Ethereum’s lifeblood is Ether, which is a tradeable commodity, a crypto token of sorts, and also currency that can be used to pay for transaction fees and other services. Ether currently stands as the second most valuable form of digital currency, racking up a market capitalization of almost $28bn. Ethereum trails behind Bitcoin’s $65-66bn, but it’s catching up fast.
Ethereum also has another ace up its digital sleeve: Smart Contracts.
These entities are computer programs (called ‘autonomous agents’ in an Ethereum White Paper) that work independently to facilitate the exchange of money, property, or any other tradeable commodity of value. Smart Contracts are designed to handle
every aspect of the transaction, and to automatically execute when certain parameters are met.

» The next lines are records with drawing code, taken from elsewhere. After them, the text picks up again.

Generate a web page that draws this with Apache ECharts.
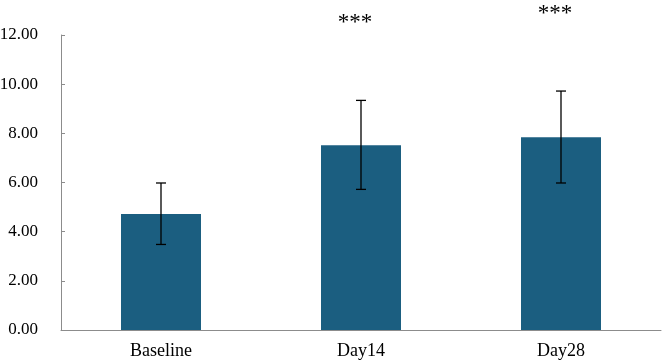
<!DOCTYPE html>
<html><head><meta charset="utf-8">
<script src="https://cdn.jsdelivr.net/npm/echarts@6/dist/echarts.min.js"></script>
<style>html,body{margin:0;padding:0;background:#fff}#c{width:664px;height:361px}</style>
</head><body><div id="c"></div>
<script>
var categories = ['Baseline', 'Day14', 'Day28'];
var means = [4.72, 7.52, 7.84];
var errLow = [3.48, 5.72, 5.98];
var errHigh = [5.98, 9.34, 9.72];
var significance = ['', '***', '***'];
var yTicks = [0, 2, 4, 6, 8, 10, 12];

var chart = echarts.init(document.getElementById('c'));
var font = "'Liberation Serif', 'Times New Roman', serif";
chart.setOption({
  animation: false,
  grid: {left: 61, right: 3, top: 35, bottom: 31, containLabel: false, outerBoundsMode: 'none'},
  xAxis: {
    type: 'category', data: categories,
    axisLine: {lineStyle: {color: '#8c8c8c', width: 1}},
    axisTick: {alignWithLabel: true, length: 5, lineStyle: {color: '#8c8c8c'}},
    axisLabel: {color: '#000', fontFamily: font, fontSize: 18, margin: 12}
  },
  yAxis: {
    type: 'value', min: yTicks[0], max: yTicks[yTicks.length - 1], interval: 2,
    axisLine: {show: true, lineStyle: {color: '#8c8c8c', width: 1}},
    axisTick: {show: true, inside: true, length: 4, lineStyle: {color: '#8c8c8c'}},
    splitLine: {show: false},
    axisLabel: {color: '#000', fontFamily: font, fontSize: 17, margin: 23,
      formatter: function (v) { return v.toFixed(2); }}
  },
  series: [{
    type: 'bar', data: means, barWidth: 80,
    itemStyle: {color: '#1b5e80'}
  }, {
    type: 'custom',
    data: categories.map(function (c, i) { return [i, errLow[i], errHigh[i]]; }),
    renderItem: function (params, api) {
      var i = api.value(0);
      var lo = api.coord([i, api.value(1)]);
      var hi = api.coord([i, api.value(2)]);
      var x = lo[0], hw = 5;
      var st = {stroke: '#000', lineWidth: 1.3};
      var children = [
        {type: 'line', shape: {x1: x, y1: lo[1], x2: x, y2: hi[1]}, style: st},
        {type: 'line', shape: {x1: x - hw, y1: lo[1], x2: x + hw, y2: lo[1]}, style: st},
        {type: 'line', shape: {x1: x - hw, y1: hi[1], x2: x + hw, y2: hi[1]}, style: st}
      ];
      var s = significance[params.dataIndex];
      if (s) {
        children.push({type: 'text', x: x - 6, y: hi[1] - 77,
          style: {text: s, fill: '#000', font: '23px ' + font, align: 'center', verticalAlign: 'middle'}});
      }
      return {type: 'group', children: children};
    },
    z: 10
  }]
});
</script></body></html>
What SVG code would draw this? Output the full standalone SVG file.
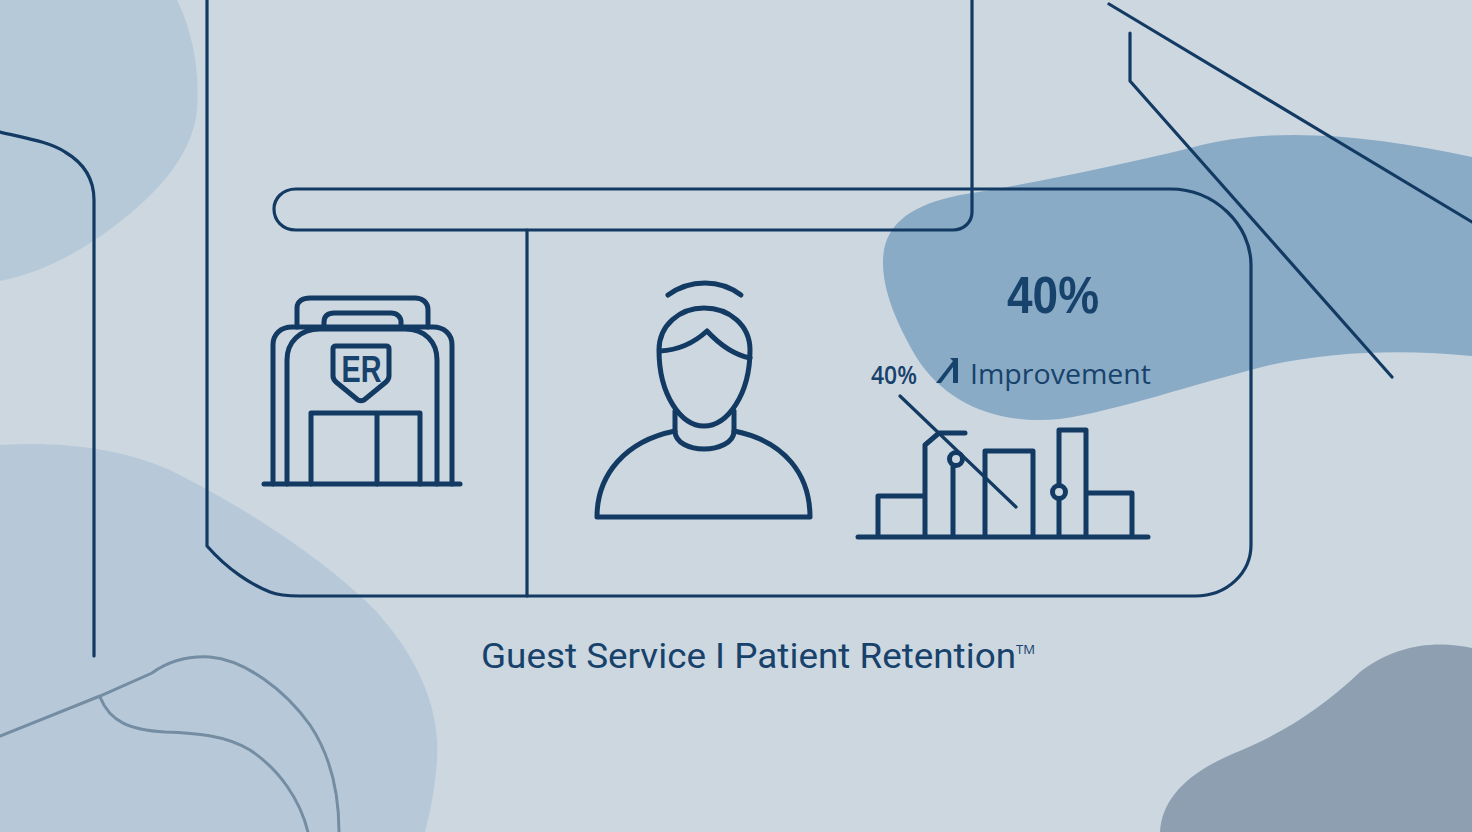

Smart Contracts are not without weaknesses, however. Since they are designed and written by humans, they are inherently open to errors and bugs which may lead to disastrous consequences. And because the very decentralized nature of the blockchain, if a Smart Contract goes bad, there is no single control point to contain the problem.
Conclusion: In the cryptocurrency world, no one is king -yet
The blockchain ecosystem is vast, and over populated. Bitcoin and Ethereum are far from the only dwellers there. An estimated 800 independent cryptocurrencies are vying for a slice of the digital pie, and only time and natural selection will determine which ones survive and which ones are confined to the digital charnel house.
Right now, Bitcoin and Ethereum lead the race, and their purpose and raison d’etre are not mutually exclusive. Both entities have their uses, their strengths and weaknesses, and more importantly, a chance to stay in the cryptocurrency game.